Exploring the entirety of his short but prolific career, the retrospective will bring together 200 works by the artist, including paintings, drawings, tapestries, and decorative artists. The exhibition will be presented mostly chronologically, with thematic sections looking at different kinds of imagery he employed in his art, as well as looking at how he depicted women. The Met will also publish a fully illustrated catalog to accompany the exhibition.
Raphael, Portrait of Baldassarre Castiglione, 1514–16.
©RMN-Grand Palais and Art Resource, NY/Musée du Louvre, Paris
Many of the world’s top museums will loan work to the exhibition, including the Galleria Borghese and Gallerie Nazionali Barberini Corsini in Rome, the British Museum and the National Gallery in London, the Vatican Museums, the Prado in Madrid, the Uffizi in Florence, the Städel Museum in Frankfurt, the Albertina in Vienna, the Pinacoteca Nazionale in Bologna, and the Galleria Nazionale dell’Umbria in Perugia.

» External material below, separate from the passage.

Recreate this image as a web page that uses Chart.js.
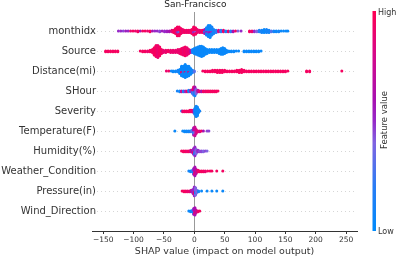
<!DOCTYPE html>
<html>
<head>
<meta charset="utf-8">
<script src="https://cdn.jsdelivr.net/npm/chart.js@4.4.0/dist/chart.umd.min.js"></script>
<style>
    html, body { margin: 0; padding: 0; background: #fff; }
    #wrap { width: 399px; height: 256px; }
</style>
</head>
<body>
<div id="wrap"><canvas id="shapChart" width="399" height="256"></canvas></div>
<script>
// feature names, top to bottom
const features = ['monthidx', 'Source', 'Distance(mi)', 'SHour', 'Severity',
    'Temperature(F)', 'Humidity(%)', 'Weather_Condition', 'Pressure(in)', 'Wind_Direction'];
const xTicks = [-150, -100, -50, 0, 50, 100, 150, 200, 250];

// [shap value, number of samples, feature value 0=low..1=high]
const monthidx = [[-125,1,.5],[-121,1,.5],[-117,1,.45],[-113,1,.55],[-109,1,.5],[-105,1,.9],[-101,1,.95],[-97,1,.9],
    [-93,2,.95],[-89,1,.6],[-85,1,.95],[-81,1,.95],[-77,1,.9],[-73,2,.95],[-69,1,.6],[-65,1,.5],[-61,1,.5],[-57,2,.45],
    [-53,1,.55],[-49,2,.5],[-45,2,.55],[-41,2,.6],[-37,3,.85],[-34,4,.95],[-31,7,.95],[-28,9,.95],[-28,3,.5],[-25,9,.95],
    [-25,3,.3],[-22,7,.95],[-19,5,.9],[-16,4,.95],[-13,4,.9],[-10,4,.95],[-7,4,.9],[-4,6,.95],[-1,8,.95],[-1,3,.5],
    [2,7,.95],[2,2,.4],[5,5,.9],[9,4,.9],[13,4,.95],[17,4,.6],[17,2,.1],[20,8,.1],[20,2,.6],[23,12,.05],[23,3,.5],
    [26,13,.05],[26,3,.6],[29,9,.1],[29,2,.5],[32,6,.1],[36,4,.2],[40,3,.8],[44,3,.2],[48,3,.9],[52,2,.1],[56,2,.9],
    [60,2,.2],[64,2,.6],[68,1,.95],[72,1,.4],[77,1,.5],[91,2,.95],[95,2,.9],[99,2,.5],[103,2,.4],[107,3,.15],[111,4,.1],
    [115,5,.05],[119,5,.1],[123,4,.1],[127,2,.3],[131,2,.1],[135,2,.05],[139,2,.1],[143,1,.05],[147,1,.05],[151,1,.05],[154,1,.05]];
const source = [[-146,2,.95],[-142,2,.95],[-138,2,.95],[-134,2,.95],[-130,2,.95],[-126,2,.95],
    [-89,1,.95],[-85,2,.95],[-81,2,.95],[-77,2,.9],[-73,3,.95],[-69,5,.95],[-66,10,.95],[-63,15,.95],[-60,16,.9],
    [-57,12,.95],[-54,6,.95],[-51,4,.9],[-47,4,.9],[-43,3,.95],[-39,4,.9],[-35,4,.9],[-31,4,.9],[-27,5,.9],[-24,6,.9],
    [-21,8,.95],[-18,10,.9],[-15,12,.95],[-12,10,.9],[-9,6,.9],[-6,4,.7],[-3,5,.1],[0,7,.05],[3,9,.05],[6,11,.05],
    [9,13,.05],[12,14,.05],[15,12,.05],[18,8,.05],[21,6,.05],[25,5,.05],[29,5,.05],[33,5,.05],[37,5,.05],[41,6,.05],
    [44,8,.05],[47,9,.05],[50,7,.05],[53,4,.05],[57,2,.05],[61,2,.05],[65,2,.05],[69,1,.05],[73,1,.05],
    [82,2,.05],[86,2,.05],[90,2,.05],[94,2,.05],[98,2,.05],[102,2,.05],[106,2,.05],[110,1,.05]];
const distance = [[-46,1,.9],[-42,1,.95],[-38,1,.1],[-35,2,.05],[-31,2,.05],[-27,3,.1],[-24,6,.05],[-21,10,.05],
    [-21,3,.9],[-18,14,.05],[-15,15,.05],[-15,2,.9],[-12,14,.05],[-9,11,.05],[-9,2,.8],[-6,8,.05],[-3,4,.1],[0,2,.3],
    [14,1,.95],[18,2,.95],[22,2,.95],[26,2,.95],[30,3,.95],[34,3,.95],[38,4,.95],[42,4,.95],[46,4,.95],[50,3,.95],
    [54,2,.95],[58,2,.95],[62,2,.95],[66,2,.95],[70,3,.95],[74,4,.95],[78,5,.95],[82,3,.95],[86,2,.95],[90,2,.95],
    [94,2,.95],[98,2,.95],[102,2,.95],[106,2,.95],[110,2,.95],[114,2,.95],[118,2,.95],[122,2,.95],[126,2,.95],
    [130,2,.95],[134,2,.95],[138,2,.95],[142,2,.95],[146,2,.95],[150,2,.95],[154,1,.95],[185,2,.95],[190,2,.95],[243,1,.95]];
const sHour = [[-28,1,.1],[-24,2,.1],[-21,2,.8],[-18,2,.1],[-15,2,.5],[-12,2,.9],[-9,3,.1],[-6,3,.5],[-3,3,.8],
    [-3,3,.2],[-1,6,.9],[-1,5,.3],[1,6,.6],[1,6,.1],[3,6,.4],[6,3,.7],[9,2,.9],[12,2,.6],[15,2,.95],[18,2,.9],
    [21,2,.95],[24,2,.95],[27,2,.95],[30,2,.95],[33,2,.95],[36,2,.95],[39,1,.95]];
const severity = [[-21,1,.1],[-19,2,.9],[-16,2,.95],[-13,2,.95],[-10,2,.95],[-7,3,.95],[-4,3,.9],[-1,4,.7],
    [1,8,.1],[3,14,.05],[5,12,.05],[7,5,.05],[9,1,.1]];
const temperature = [[-32,1,.05],[-19,1,.05],[-16,2,.05],[-13,2,.05],[-10,2,.1],[-7,2,.1],[-4,3,.3],[-1,6,.6],
    [-1,4,.2],[1,8,.75],[1,4,.4],[3,6,.8],[6,2,.9],[9,2,.8],[12,1,.95],[15,1,.6],[21,1,.45],[24,1,.45]];
const humidity = [[-21,1,.95],[-18,2,.95],[-15,2,.95],[-12,2,.9],[-9,2,.95],[-6,3,.8],[-3,4,.6],[-1,5,.5],
    [-1,3,.95],[1,7,.5],[1,5,.15],[3,6,.4],[6,3,.5],[9,2,.45],[12,2,.45],[15,2,.4],[18,1,.45],[21,1,.4]];
const weather = [[-9,1,.1],[-6,2,.05],[-3,3,.2],[-1,5,.5],[-1,3,.1],[1,7,.6],[1,5,.9],[3,6,.7],[6,3,.9],
    [9,2,.95],[12,2,.95],[15,2,.95],[18,2,.9],[22,1,.95],[26,1,.95],[29,1,.95],[37,1,.95],[47,1,.95]];
const pressure = [[-20,1,.95],[-17,2,.95],[-14,2,.95],[-11,2,.9],[-8,2,.9],[-5,3,.7],[-2,6,.5],[0,7,.5],
    [0,5,.9],[2,6,.4],[2,4,.1],[4,4,.4],[7,2,.1],[12,1,.05],[21,1,.05],[29,1,.05],[37,1,.05],[47,1,.05]];
const windDir = [[-9,1,.05],[-6,2,.05],[-3,3,.1],[-1,5,.5],[-1,3,.1],[1,6,.6],[1,4,.9],[3,4,.7],[6,2,.9],[9,1,.95]];

const rows = [monthidx, source, distance, sHour, severity, temperature, humidity, weather, pressure, windDir];

// shap red_blue colour map, low -> high
const cmapStops = [[0, [0, 139, 251]], [0.2, [40, 125, 245]], [0.4, [128, 100, 225]], [0.5, [150, 40, 200]],
    [0.6, [168, 16, 176]], [0.8, [214, 8, 138]], [1, [255, 0, 82]]];

function shapColor(t) {
    for (let i = 1; i < cmapStops.length; i++) {
        if (t <= cmapStops[i][0]) {
            const [t0, c0] = cmapStops[i - 1];
            const [t1, c1] = cmapStops[i];
            const f = (t - t0) / (t1 - t0);
            const c = c0.map((v, k) => Math.round(v + (c1[k] - v) * f));
            return `rgb(${c[0]},${c[1]},${c[2]})`;
        }
    }
    return 'rgb(255,0,82)';
}

// beeswarm: samples sharing a value are stacked up and down from the row line
const swarmStep = 0.04;
const points = [];
const pointColors = [];
rows.forEach((row, r) => {
    const groups = new Map();
    row.forEach(([v, n, c]) => {
        if (!groups.has(v)) groups.set(v, []);
        groups.get(v).push({ n, c });
    });
    groups.forEach((entries, v) => {
        const list = [];
        const left = entries.map(e => e.n);
        let added = true;
        while (added) {
            added = false;
            entries.forEach((e, i) => {
                if (left[i] > 0) { list.push(e.c); left[i]--; added = true; }
            });
        }
        list.forEach((c, k) => {
            const off = Math.ceil(k / 2) * swarmStep * (k % 2 ? 1 : -1);
            points.push({ x: v, y: r + off });
            pointColors.push(shapColor(c));
        });
    });
});

const decorations = {
    id: 'decorations',
    beforeDatasetsDraw(chart) {
        const { ctx, chartArea, scales } = chart;
        ctx.save();
        ctx.strokeStyle = '#d6d6d6';
        ctx.lineWidth = 1;
        ctx.setLineDash([1, 3]);
        features.forEach((f, i) => {
            const y = Math.round(scales.y.getPixelForValue(i)) + 0.5;
            ctx.beginPath();
            ctx.moveTo(97, y);
            ctx.lineTo(chartArea.right, y);
            ctx.stroke();
        });
        ctx.setLineDash([]);
        const x0 = Math.round(scales.x.getPixelForValue(0)) + 0.5;
        ctx.strokeStyle = '#999999';
        ctx.beginPath();
        ctx.moveTo(x0, chartArea.top + 1);
        ctx.lineTo(x0, chartArea.bottom);
        ctx.stroke();
        ctx.restore();
    },
    afterDraw(chart) {
        const { ctx, scales } = chart;
        ctx.save();
        // feature labels
        ctx.fillStyle = '#333';
        ctx.font = '10px "DejaVu Sans"';
        ctx.textAlign = 'right';
        ctx.textBaseline = 'middle';
        features.forEach((f, i) => {
            ctx.fillText(f, 96, scales.y.getPixelForValue(i) + 0.5);
        });

        // title
        ctx.fillStyle = '#222';
        ctx.font = '9px "DejaVu Sans"';
        ctx.textAlign = 'center';
        ctx.fillText('San-Francisco', scales.x.getPixelForValue(0) + 1, 5);

        // colour bar
        const top = 11, bottom = 231, left = 372.5, w = 3.5;
        const grad = ctx.createLinearGradient(0, bottom, 0, top);
        cmapStops.forEach(([t, c]) => grad.addColorStop(t, `rgb(${c[0]},${c[1]},${c[2]})`));
        ctx.fillStyle = grad;
        ctx.fillRect(left, top, w, bottom - top);
        ctx.fillStyle = '#333';
        ctx.font = '8px "DejaVu Sans"';
        ctx.textAlign = 'left';
        ctx.fillText('High', 378, 12.5);
        ctx.fillText('Low', 378, 231.5);
        ctx.translate(384.5, 120);
        ctx.rotate(-Math.PI / 2);
        ctx.textAlign = 'center';
        ctx.font = '8.5px "DejaVu Sans"';
        ctx.fillText('Feature value', 0, 0);
        ctx.restore();
    }
};

const ctx = document.getElementById('shapChart').getContext('2d');
new Chart(ctx, {
    type: 'scatter',
    data: {
        datasets: [{
            data: points,
            pointBackgroundColor: pointColors,
            pointBorderWidth: 0,
            pointRadius: 1.5,
            pointHoverRadius: 1.5
        }]
    },
    options: {
        responsive: false,
        animation: false,
        devicePixelRatio: 1,
        layout: { padding: { top: 11, right: 42, bottom: 0, left: 0 } },
        plugins: {
            legend: { display: false },
            tooltip: { enabled: false }
        },
        scales: {
            x: {
                type: 'linear',
                min: -168.5,
                max: 268,
                afterBuildTicks: scale => { scale.ticks = xTicks.map(v => ({ value: v })); },
                afterFit: scale => { scale.height = 25; },
                grid: { drawOnChartArea: false, drawTicks: true, tickLength: 3, tickColor: '#333' },
                border: { display: true, color: '#333', width: 1 },
                ticks: {
                    padding: 1.5,
                    color: '#333',
                    font: { family: 'DejaVu Sans', size: 7.5 },
                    maxRotation: 0,
                    callback: v => v < 0 ? '\u2212' + Math.abs(v) : String(v)
                },
                title: {
                    display: true,
                    text: 'SHAP value (impact on model output)',
                    color: '#333',
                    font: { family: 'DejaVu Sans', size: 9.5, lineHeight: 1 },
                    padding: { top: 0, bottom: 0 }
                }
            },
            y: {
                type: 'linear',
                reverse: true,
                min: -1,
                max: 10,
                afterBuildTicks: scale => { scale.ticks = features.map((f, i) => ({ value: i })); },
                afterFit: scale => { scale.width = 92; },
                grid: { display: false },
                border: { display: false },
                ticks: { display: false }
            }
        }
    },
    plugins: [decorations]
});
</script>
</body>
</html>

Among the important loans that have been secured for “Sublime Poetry” are Portrait of Baldassarre Castiglione (1514–16) from the Louvre, Portrait of a Lady with a Unicorn (1505–06) from the Galleria Borghese in Rome, and The Virgin and Child with Infant Saint John the Baptist in a Landscape (The Alba Madonna), ca. 1509–11, from the National Gallery of Art in Washington, D.C., as well as preparatory drawings for the latter painting.
In a statement, Bambach said, “The seven-year journey of putting together this exhibition has been an extraordinary chance to reframe my understanding of this monumental artist. It is a thrilling opportunity to engage with his unique artistic personality through the visual power, intellectual depth, and tenderness of his imagery.”